▶ Challenge
Copy the first line of the material below and every later line through the line containing "plt.rcParams['font.family'] = ['Liberation", without any other output.

▶ Material
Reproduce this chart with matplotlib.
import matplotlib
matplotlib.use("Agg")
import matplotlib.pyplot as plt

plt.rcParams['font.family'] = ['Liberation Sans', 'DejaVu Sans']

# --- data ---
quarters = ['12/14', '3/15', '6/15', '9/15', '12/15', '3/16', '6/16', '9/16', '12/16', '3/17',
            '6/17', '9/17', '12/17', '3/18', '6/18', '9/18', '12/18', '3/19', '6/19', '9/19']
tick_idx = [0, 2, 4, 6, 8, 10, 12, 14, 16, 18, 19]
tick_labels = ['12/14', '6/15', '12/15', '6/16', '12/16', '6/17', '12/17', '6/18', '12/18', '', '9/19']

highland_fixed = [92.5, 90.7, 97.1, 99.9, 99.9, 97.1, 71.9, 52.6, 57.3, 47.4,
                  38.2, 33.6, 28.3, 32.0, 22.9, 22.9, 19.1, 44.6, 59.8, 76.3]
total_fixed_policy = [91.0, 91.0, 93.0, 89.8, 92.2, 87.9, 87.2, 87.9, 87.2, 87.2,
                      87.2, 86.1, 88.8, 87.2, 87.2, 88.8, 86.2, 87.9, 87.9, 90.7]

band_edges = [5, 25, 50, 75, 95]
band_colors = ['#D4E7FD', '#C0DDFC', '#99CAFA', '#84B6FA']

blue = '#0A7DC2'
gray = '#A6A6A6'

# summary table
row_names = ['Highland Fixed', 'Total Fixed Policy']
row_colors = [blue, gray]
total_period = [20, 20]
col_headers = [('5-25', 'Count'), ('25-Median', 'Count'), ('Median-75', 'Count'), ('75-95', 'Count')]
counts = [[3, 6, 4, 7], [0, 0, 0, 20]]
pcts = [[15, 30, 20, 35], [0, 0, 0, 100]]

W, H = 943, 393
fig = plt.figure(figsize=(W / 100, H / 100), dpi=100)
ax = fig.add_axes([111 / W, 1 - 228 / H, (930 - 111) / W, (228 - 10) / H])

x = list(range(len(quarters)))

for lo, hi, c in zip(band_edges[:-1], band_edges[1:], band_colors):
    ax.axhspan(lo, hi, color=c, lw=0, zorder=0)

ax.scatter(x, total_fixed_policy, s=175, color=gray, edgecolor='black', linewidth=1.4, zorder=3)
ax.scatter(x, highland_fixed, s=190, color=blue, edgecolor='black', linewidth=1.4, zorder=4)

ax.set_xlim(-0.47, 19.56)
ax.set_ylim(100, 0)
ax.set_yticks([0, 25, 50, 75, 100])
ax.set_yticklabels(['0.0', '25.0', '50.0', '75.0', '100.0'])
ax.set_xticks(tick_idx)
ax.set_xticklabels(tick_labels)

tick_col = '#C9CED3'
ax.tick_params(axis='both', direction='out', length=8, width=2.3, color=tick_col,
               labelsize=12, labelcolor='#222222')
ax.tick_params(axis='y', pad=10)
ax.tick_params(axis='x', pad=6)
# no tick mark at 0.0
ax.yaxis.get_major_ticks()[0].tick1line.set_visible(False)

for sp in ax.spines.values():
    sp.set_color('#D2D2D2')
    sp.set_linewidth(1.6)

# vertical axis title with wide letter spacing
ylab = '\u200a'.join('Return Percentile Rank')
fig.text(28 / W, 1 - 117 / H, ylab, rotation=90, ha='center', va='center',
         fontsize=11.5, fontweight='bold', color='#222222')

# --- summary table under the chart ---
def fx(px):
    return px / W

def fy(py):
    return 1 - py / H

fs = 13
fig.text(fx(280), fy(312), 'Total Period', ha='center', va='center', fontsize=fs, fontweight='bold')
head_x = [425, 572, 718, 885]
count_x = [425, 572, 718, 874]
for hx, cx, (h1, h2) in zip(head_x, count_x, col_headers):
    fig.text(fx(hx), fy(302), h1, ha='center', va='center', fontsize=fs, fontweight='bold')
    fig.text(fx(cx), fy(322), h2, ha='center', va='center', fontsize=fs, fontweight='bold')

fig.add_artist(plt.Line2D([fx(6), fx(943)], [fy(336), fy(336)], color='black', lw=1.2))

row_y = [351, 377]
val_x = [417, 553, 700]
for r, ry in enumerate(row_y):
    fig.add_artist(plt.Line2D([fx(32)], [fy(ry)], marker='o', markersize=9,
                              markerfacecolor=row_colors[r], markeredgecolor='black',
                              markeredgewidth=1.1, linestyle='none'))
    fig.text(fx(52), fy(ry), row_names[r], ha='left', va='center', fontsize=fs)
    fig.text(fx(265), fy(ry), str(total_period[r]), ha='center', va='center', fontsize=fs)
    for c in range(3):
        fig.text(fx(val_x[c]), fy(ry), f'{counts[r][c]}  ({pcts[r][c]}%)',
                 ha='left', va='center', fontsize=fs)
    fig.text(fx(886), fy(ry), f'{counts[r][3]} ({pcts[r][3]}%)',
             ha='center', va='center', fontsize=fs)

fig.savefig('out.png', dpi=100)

▶ Result of the exercise
Reproduce this chart with matplotlib.
import matplotlib
matplotlib.use("Agg")
import matplotlib.pyplot as plt

plt.rcParams['font.family'] = ['Liberation Sans', 'DejaVu Sans']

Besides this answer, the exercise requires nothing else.